# Start of Given data
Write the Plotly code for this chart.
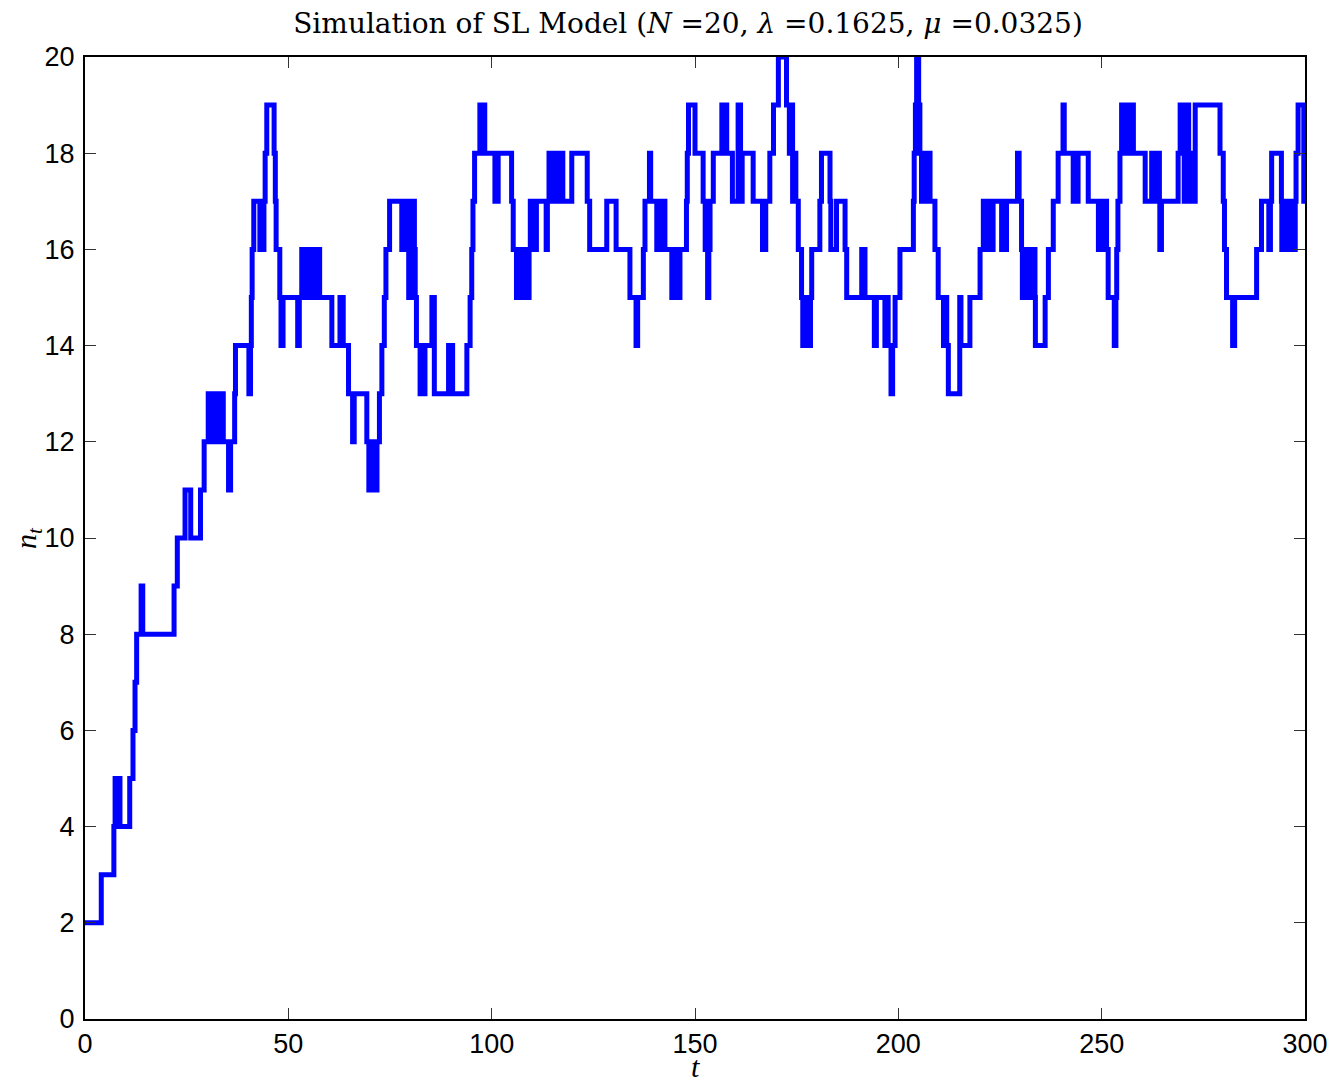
import plotly.graph_objects as go

# Jump times t and the population level n_t held from that time on (stairs)
t_jump = [0, 4.0, 7.1, 7.4, 7.8, 8.1, 8.6, 11.0, 11.8, 12.3, 12.7, 13.8, 14.2, 21.9, 22.7, 24.6, 26.0, 28.4, 29.3, 30.3,
          31.5, 32.4, 33.0, 33.4, 34.0, 35.3, 35.8, 36.8, 37.0, 40.3, 40.7, 40.9, 41.1, 41.5, 43.0, 43.3, 43.8, 44.0, 44.3, 44.7,
          46.5, 46.8, 47.0, 47.9, 48.2, 48.7, 52.3, 52.7, 53.3, 53.8, 54.1, 55.0, 55.3, 55.8, 56.2, 56.6, 57.0, 57.7, 60.7, 62.7,
          63.5, 64.8, 65.8, 66.2, 69.3, 69.8, 70.3, 70.6, 71.0, 71.2, 71.8, 72.4, 73.0, 73.6, 74.0, 74.9, 77.9, 78.3, 78.8, 79.1,
          79.6, 80.0, 80.4, 80.7, 81.0, 81.2, 81.5, 82.4, 83.6, 85.3, 85.9, 89.4, 90.4, 93.9, 94.7, 95.1, 95.4, 95.8, 97.1, 98.3,
          100.8, 101.6, 104.9, 105.3, 106.1, 106.6, 106.9, 107.5, 107.8, 108.3, 108.6, 109.2, 109.5, 109.9, 110.2, 110.6, 111.0, 113.4, 113.7, 114.1,
          114.5, 114.8, 115.4, 115.7, 116.1, 116.5, 117.5, 119.7, 123.5, 124.1, 128.3, 130.6, 134.0, 135.5, 135.9, 137.3, 137.7, 138.8, 139.1, 140.6,
          141.8, 142.6, 144.3, 144.8, 145.1, 145.6, 145.9, 146.3, 147.9, 148.1, 148.4, 150.0, 152.0, 152.5, 153.1, 153.4, 153.7, 154.5, 156.6, 157.8,
          159.2, 160.6, 161.2, 161.6, 164.3, 166.6, 167.4, 168.4, 169.3, 170.5, 172.5, 173.2, 173.6, 174.0, 174.3, 174.8, 175.4, 176.2, 176.5, 176.9,
          177.2, 177.7, 178.0, 178.4, 178.7, 180.7, 181.1, 183.2, 183.4, 184.8, 186.9, 187.3, 191.0, 191.8, 194.1, 194.6, 196.7, 197.2, 197.5, 198.2,
          198.6, 199.2, 200.4, 203.7, 203.9, 204.2, 204.5, 205.0, 205.3, 205.7, 206.2, 206.6, 207.0, 207.8, 209.0, 209.8, 211.1, 211.5, 211.9, 212.3,
          215.1, 215.4, 217.6, 220.1, 220.9, 221.4, 221.8, 222.2, 222.6, 223.0, 223.3, 225.4, 226.6, 229.3, 229.7, 230.3, 230.5, 231.0, 231.3, 231.8,
          232.1, 232.6, 233.6, 233.7, 236.1, 236.9, 238.1, 239.3, 240.5, 240.8, 243.0, 243.4, 243.8, 244.2, 246.7, 249.2, 249.5, 249.7, 250.0, 251.2,
          251.6, 253.1, 253.5, 253.7, 254.0, 254.5, 254.9, 255.7, 256.1, 256.5, 256.9, 257.2, 257.5, 257.8, 260.7, 262.3, 262.8, 263.1, 263.6, 263.8,
          264.2, 264.3, 264.7, 268.8, 269.3, 270.3, 270.9, 271.4, 271.9, 272.1, 273.0, 279.1, 279.9, 280.2, 280.7, 282.2, 282.7, 288.1, 289.3, 291.1,
          291.5, 291.8, 294.2, 294.3, 294.7, 295.1, 295.4, 295.8, 296.2, 296.6, 297.0, 297.3, 297.6, 297.8, 298.3, 299.7, 300.0]
n_level = [2, 3, 4, 5, 4, 5, 4, 5, 6, 7, 8, 9, 8, 9, 10, 11, 10, 11, 12, 13,
           12, 13, 12, 13, 12, 11, 12, 13, 14, 13, 14, 15, 16, 17, 16, 17, 16, 17, 18, 19,
           18, 17, 16, 15, 14, 15, 14, 15, 16, 15, 16, 15, 16, 15, 16, 15, 16, 15, 14, 15,
           14, 13, 12, 13, 12, 11, 12, 11, 12, 11, 12, 13, 14, 15, 16, 17, 16, 17, 16, 17,
           15, 17, 15, 17, 16, 15, 14, 13, 14, 15, 13, 14, 13, 14, 15, 16, 17, 18, 19, 18,
           17, 18, 17, 16, 15, 16, 15, 16, 15, 16, 15, 16, 17, 16, 17, 16, 17, 16, 17, 18,
           17, 18, 17, 18, 17, 18, 17, 18, 17, 16, 17, 16, 15, 14, 15, 16, 17, 18, 17, 16,
           17, 16, 15, 16, 15, 16, 15, 16, 17, 18, 19, 18, 17, 16, 15, 16, 17, 18, 19, 18,
           17, 19, 17, 18, 17, 16, 17, 18, 19, 20, 19, 18, 19, 17, 18, 17, 16, 15, 14, 15,
           14, 15, 14, 15, 16, 17, 18, 17, 16, 17, 16, 15, 16, 15, 14, 15, 14, 15, 14, 13,
           14, 15, 16, 17, 18, 19, 20, 19, 18, 17, 18, 17, 18, 17, 16, 15, 14, 15, 14, 13,
           15, 14, 15, 16, 17, 16, 17, 16, 17, 16, 17, 16, 17, 18, 17, 16, 15, 16, 15, 16,
           15, 16, 15, 14, 15, 16, 17, 18, 19, 18, 17, 18, 17, 18, 17, 16, 17, 16, 17, 16,
           15, 14, 15, 16, 17, 18, 19, 18, 19, 18, 19, 18, 19, 18, 17, 18, 17, 18, 17, 18,
           17, 16, 17, 18, 19, 17, 19, 17, 18, 17, 19, 18, 17, 16, 15, 14, 15, 16, 17, 16,
           17, 18, 17, 16, 17, 16, 17, 16, 17, 16, 17, 16, 17, 18, 19, 17, 17]

x_ticks = [0, 50, 100, 150, 200, 250, 300]
y_ticks = [0, 2, 4, 6, 8, 10, 12, 14, 16, 18, 20]

fig = go.Figure()
fig.add_trace(go.Scatter(x=t_jump, y=n_level, mode="lines",
                         line=dict(color="#0000FF", width=5, shape="hv"),
                         showlegend=False))

W, H = 1332, 1085
ML, MR, MT, MB = 85, 27, 57, 66
PW, PH = W - ML - MR, H - MT - MB

tick_font = dict(family="Liberation Sans, Arial, sans-serif", size=27, color="black")
lab_font = dict(family="Liberation Serif, Times New Roman, serif", size=30, color="black")
fig.update_layout(
    width=W, height=H,
    margin=dict(l=ML, r=MR, t=MT, b=MB, autoexpand=False),
    paper_bgcolor="white", plot_bgcolor="white",
    title=dict(text="Simulation of SL Model (<i>N</i> =20, <i>λ</i> =0.1625, <i>μ</i> =0.0325)",
               x=688 / W, xref="container", xanchor="center",
               y=1 - 23 / H, yref="container", yanchor="middle",
               font=dict(family="DejaVu Serif, serif", size=28, color="black")),
    xaxis=dict(range=[0, 300], tickvals=x_ticks, ticks="inside", ticklen=11, tickwidth=1,
               tickcolor="#333333", showline=True, linecolor="black", linewidth=2,
               mirror="allticks", showgrid=False, zeroline=False, tickfont=tick_font,
               ticklabeloverflow="allow", automargin=False),
    yaxis=dict(range=[0, 20], tickvals=y_ticks, ticks="inside", ticklen=11, tickwidth=1,
               tickcolor="#333333", showline=True, linecolor="black", linewidth=2,
               mirror="allticks", showgrid=False, zeroline=False, tickfont=tick_font,
               ticklabelstandoff=3, ticklabeloverflow="allow", automargin=False),
    annotations=[
        dict(text="<i>t</i>", xref="paper", yref="paper", x=0.5, y=-MB / PH,
             xanchor="center", yanchor="bottom", showarrow=False, font=lab_font),
        dict(text="<i>n<sub>t</sub></i>", xref="paper", yref="paper", x=(28 - ML) / PW, y=0.5,
             xanchor="center", yanchor="middle", textangle=-90, showarrow=False, font=lab_font),
    ],
)

fig.write_html("out.html", config={"displayModeBar": False},
               post_script="document.body.style.margin='0';document.body.style.overflow='hidden';")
# End of Given data
Your objective>
Repeat only the lines from the beginning of the material through the line containing "import plotly.graph_objects as go", both ends kept, leaving pictures out.

Solution to this exercise>
Write the Plotly code for this chart.
import plotly.graph_objects as go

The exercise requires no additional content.